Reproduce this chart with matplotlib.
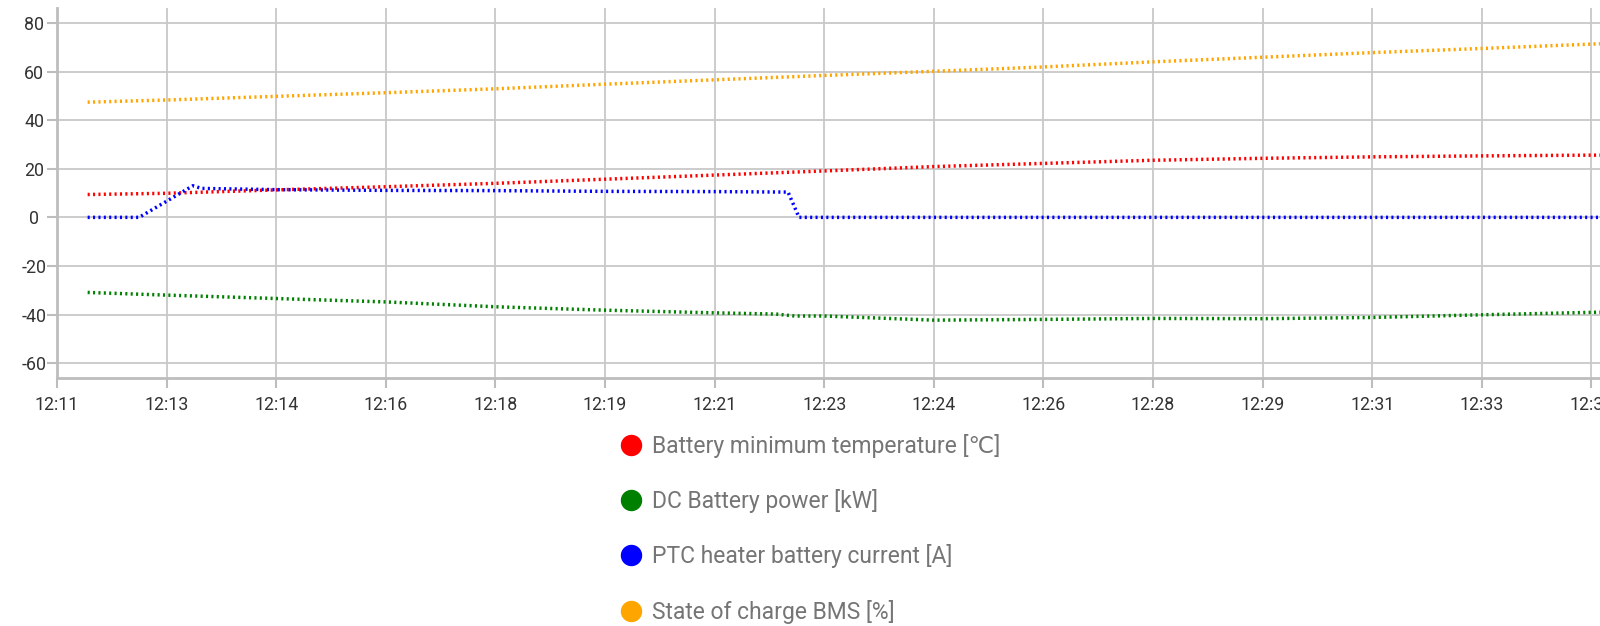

______________________________

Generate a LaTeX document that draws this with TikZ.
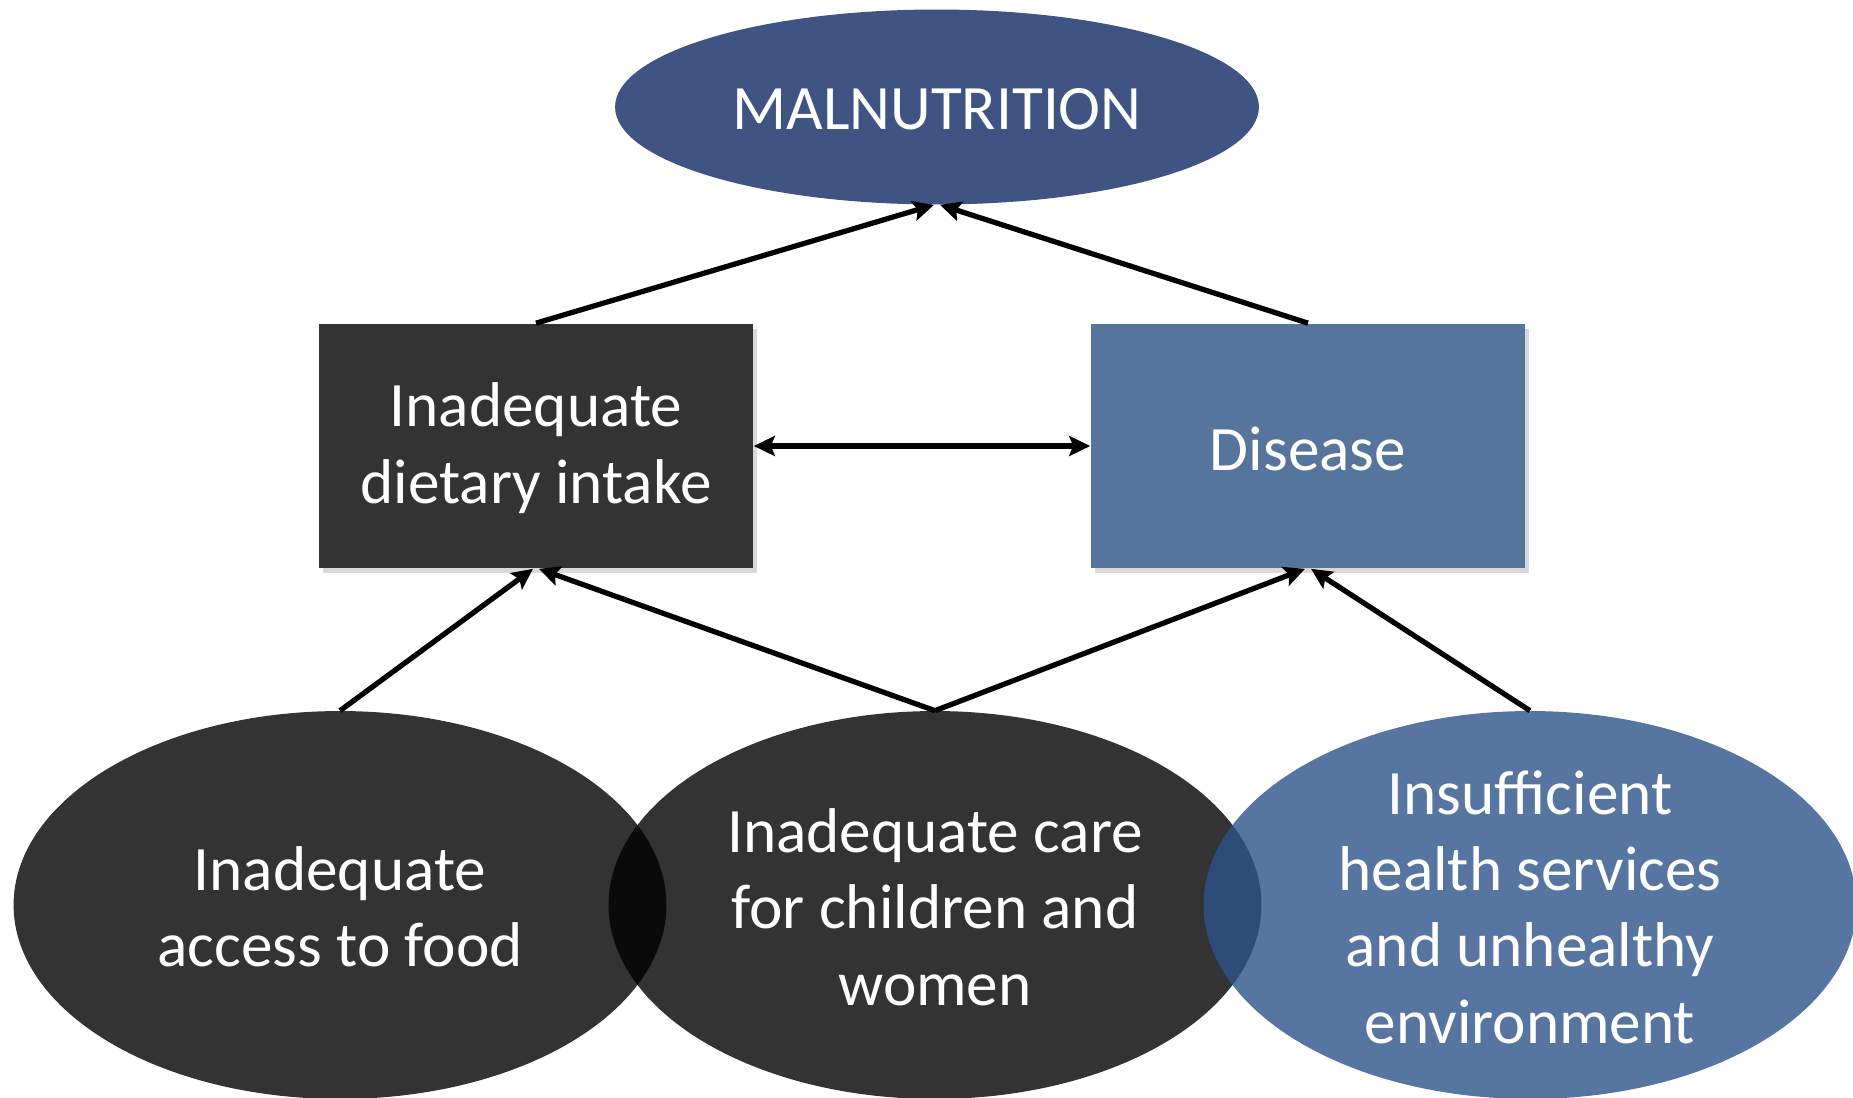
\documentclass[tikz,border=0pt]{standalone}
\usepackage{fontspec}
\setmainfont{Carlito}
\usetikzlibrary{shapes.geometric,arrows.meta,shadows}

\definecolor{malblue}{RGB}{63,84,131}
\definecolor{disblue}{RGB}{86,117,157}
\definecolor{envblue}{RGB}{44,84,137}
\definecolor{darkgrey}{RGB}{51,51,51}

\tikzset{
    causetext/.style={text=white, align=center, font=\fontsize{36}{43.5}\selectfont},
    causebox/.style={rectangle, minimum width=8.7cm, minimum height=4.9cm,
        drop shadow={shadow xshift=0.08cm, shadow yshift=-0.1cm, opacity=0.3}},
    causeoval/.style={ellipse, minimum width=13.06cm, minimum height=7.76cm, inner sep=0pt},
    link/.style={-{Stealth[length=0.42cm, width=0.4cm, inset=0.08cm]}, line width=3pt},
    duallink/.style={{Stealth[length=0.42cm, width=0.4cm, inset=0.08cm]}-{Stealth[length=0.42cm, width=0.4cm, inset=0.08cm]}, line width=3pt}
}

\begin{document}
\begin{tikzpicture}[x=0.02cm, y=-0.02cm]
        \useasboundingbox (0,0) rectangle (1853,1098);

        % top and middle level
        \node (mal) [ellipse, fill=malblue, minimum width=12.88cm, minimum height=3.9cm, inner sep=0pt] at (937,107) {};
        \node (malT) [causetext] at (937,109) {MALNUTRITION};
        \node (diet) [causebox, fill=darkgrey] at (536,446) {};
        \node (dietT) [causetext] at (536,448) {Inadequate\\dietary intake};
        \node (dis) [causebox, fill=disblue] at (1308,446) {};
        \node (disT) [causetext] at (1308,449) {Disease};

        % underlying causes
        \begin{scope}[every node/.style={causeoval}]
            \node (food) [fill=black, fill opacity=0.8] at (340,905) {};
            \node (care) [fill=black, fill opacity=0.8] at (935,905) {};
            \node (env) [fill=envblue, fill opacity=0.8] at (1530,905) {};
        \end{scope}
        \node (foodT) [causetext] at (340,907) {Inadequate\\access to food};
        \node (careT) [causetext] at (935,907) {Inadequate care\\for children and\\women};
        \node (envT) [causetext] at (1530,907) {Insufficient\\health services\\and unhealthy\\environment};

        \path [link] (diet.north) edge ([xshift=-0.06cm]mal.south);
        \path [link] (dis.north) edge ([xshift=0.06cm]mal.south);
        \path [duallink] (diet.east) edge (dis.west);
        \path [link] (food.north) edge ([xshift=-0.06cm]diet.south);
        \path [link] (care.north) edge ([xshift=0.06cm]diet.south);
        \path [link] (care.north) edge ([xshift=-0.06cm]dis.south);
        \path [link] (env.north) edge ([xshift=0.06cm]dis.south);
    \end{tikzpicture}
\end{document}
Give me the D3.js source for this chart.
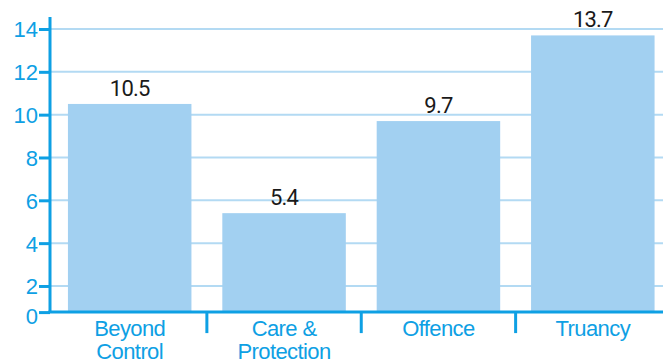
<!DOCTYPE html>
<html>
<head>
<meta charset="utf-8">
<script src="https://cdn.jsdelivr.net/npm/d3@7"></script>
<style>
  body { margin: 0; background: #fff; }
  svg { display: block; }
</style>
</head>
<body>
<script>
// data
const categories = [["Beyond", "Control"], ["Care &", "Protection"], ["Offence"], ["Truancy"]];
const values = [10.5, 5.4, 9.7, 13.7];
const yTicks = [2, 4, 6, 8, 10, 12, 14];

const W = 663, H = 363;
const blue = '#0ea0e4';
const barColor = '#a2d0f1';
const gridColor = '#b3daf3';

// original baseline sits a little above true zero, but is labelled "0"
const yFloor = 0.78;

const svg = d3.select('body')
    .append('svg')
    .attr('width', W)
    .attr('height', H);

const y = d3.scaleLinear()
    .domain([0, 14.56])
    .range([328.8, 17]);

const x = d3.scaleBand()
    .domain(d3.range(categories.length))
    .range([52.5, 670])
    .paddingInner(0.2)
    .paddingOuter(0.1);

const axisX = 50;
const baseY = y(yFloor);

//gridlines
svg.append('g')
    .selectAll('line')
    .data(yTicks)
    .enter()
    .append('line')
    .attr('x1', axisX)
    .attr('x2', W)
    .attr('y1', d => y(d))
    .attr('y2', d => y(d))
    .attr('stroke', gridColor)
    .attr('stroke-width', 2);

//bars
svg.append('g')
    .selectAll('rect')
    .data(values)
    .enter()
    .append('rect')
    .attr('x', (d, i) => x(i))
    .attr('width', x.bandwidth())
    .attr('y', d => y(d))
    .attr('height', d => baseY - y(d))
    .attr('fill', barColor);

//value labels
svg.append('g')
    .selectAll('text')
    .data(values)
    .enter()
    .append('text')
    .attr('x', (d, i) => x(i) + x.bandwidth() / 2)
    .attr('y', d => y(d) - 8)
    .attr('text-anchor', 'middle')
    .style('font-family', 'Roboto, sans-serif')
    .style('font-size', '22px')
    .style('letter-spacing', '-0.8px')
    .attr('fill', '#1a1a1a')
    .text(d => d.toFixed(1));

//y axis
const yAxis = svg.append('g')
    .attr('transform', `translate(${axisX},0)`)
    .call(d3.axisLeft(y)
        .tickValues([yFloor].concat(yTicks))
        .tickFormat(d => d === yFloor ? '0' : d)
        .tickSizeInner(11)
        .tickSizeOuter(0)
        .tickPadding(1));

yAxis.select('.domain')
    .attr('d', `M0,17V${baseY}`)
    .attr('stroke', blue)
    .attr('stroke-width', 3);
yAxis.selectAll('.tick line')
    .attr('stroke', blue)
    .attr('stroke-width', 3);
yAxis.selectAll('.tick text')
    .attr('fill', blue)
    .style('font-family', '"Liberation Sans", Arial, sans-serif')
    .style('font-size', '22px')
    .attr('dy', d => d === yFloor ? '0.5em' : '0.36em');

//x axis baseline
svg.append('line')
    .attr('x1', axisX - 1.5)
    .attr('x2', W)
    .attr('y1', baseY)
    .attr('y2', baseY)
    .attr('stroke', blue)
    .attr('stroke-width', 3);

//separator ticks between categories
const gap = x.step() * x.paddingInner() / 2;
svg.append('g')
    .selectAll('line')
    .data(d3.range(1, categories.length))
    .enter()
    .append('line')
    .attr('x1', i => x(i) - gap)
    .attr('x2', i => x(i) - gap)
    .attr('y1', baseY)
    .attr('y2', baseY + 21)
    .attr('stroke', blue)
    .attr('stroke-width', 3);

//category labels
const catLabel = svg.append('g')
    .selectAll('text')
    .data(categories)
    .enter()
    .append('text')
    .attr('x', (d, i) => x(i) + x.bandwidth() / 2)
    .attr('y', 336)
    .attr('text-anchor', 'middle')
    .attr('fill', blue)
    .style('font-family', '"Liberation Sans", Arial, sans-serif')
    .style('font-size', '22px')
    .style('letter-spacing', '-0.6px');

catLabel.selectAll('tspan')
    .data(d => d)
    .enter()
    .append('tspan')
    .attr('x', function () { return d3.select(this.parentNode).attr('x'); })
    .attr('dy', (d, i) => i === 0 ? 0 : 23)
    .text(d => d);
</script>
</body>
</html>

______________________________

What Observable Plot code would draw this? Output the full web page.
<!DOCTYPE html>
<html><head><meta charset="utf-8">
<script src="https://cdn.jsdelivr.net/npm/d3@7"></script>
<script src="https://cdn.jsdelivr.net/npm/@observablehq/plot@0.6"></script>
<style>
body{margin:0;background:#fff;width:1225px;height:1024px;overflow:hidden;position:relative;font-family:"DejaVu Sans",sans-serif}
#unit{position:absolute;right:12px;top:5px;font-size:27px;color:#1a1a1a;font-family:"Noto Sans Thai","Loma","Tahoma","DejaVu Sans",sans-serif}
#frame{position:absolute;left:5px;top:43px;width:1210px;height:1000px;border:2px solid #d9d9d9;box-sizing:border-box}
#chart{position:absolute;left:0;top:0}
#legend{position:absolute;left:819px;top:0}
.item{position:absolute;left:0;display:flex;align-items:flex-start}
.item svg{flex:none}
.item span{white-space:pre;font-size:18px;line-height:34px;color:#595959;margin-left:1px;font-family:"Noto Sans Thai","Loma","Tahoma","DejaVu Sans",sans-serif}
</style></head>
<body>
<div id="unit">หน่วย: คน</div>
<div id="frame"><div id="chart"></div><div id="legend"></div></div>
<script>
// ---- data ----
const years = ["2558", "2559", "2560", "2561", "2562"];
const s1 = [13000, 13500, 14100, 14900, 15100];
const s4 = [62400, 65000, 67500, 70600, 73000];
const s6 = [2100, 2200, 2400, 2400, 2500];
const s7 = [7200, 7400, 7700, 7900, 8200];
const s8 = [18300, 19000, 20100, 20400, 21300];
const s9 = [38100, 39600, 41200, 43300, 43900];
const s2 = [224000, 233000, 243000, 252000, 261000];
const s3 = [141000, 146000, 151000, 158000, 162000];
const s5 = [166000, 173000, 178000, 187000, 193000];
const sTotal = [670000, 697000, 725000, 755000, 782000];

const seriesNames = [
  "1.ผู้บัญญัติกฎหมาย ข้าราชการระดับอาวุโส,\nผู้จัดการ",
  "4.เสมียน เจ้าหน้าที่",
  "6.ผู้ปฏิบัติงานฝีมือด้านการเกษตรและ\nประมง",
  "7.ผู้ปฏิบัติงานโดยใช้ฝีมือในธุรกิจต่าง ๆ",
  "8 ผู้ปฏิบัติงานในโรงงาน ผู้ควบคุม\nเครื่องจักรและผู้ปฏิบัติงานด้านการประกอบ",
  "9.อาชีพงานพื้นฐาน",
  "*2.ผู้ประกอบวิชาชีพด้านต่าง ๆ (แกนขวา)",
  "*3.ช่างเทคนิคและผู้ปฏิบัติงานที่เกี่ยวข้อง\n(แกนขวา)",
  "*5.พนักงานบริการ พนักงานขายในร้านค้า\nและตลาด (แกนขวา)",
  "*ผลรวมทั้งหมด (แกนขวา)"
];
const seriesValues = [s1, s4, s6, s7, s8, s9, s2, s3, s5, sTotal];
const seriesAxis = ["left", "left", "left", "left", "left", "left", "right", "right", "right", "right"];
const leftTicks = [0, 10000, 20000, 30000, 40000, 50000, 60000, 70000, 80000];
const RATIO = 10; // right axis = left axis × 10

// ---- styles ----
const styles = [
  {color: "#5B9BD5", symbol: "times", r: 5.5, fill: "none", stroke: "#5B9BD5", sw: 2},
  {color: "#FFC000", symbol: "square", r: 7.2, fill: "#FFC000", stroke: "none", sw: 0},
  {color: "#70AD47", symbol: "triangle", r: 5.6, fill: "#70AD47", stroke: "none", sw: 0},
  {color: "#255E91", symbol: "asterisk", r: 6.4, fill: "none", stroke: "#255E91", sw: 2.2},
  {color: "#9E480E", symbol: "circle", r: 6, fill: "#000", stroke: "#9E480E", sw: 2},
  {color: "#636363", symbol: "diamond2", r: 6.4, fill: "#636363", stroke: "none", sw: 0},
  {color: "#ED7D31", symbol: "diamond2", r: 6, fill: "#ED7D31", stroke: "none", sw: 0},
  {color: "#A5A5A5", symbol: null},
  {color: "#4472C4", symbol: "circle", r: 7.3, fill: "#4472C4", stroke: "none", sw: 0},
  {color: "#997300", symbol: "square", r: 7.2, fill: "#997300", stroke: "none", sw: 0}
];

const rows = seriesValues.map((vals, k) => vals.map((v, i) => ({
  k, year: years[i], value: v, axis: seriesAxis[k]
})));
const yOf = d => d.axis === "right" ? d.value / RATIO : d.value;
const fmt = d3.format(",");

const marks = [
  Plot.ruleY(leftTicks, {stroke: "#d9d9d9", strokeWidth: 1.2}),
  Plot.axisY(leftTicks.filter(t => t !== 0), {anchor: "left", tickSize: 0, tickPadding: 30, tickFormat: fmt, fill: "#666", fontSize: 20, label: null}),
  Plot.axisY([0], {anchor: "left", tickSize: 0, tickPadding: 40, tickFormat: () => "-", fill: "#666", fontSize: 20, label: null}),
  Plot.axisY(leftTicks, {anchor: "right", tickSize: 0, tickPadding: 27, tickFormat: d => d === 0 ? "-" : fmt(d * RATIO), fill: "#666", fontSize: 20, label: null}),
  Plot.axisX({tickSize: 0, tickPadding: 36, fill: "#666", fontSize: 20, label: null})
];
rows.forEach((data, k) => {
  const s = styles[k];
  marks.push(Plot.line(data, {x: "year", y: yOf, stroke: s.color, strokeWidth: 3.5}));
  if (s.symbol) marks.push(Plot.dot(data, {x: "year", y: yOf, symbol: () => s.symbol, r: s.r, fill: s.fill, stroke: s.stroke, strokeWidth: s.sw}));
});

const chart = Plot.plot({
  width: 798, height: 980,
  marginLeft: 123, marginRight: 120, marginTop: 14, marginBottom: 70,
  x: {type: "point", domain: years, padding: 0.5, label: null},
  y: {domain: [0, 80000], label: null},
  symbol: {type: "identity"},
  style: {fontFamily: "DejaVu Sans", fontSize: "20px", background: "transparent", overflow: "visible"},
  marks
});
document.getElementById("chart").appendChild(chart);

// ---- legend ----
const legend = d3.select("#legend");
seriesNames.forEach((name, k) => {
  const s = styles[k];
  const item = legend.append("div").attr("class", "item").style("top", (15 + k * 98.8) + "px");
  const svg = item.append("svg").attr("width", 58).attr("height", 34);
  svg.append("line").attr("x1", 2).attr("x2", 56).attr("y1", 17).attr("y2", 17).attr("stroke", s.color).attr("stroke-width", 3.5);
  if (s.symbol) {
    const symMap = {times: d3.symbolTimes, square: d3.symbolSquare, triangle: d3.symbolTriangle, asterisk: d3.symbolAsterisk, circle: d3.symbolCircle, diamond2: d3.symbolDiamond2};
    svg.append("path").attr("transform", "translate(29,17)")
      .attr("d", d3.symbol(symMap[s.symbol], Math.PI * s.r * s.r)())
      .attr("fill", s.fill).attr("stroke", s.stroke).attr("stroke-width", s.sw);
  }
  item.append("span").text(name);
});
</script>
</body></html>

______________________________

## What is needed
The word "with" may occur in lines of the records. Report how many such lines there are, giving only the number.

## In response
2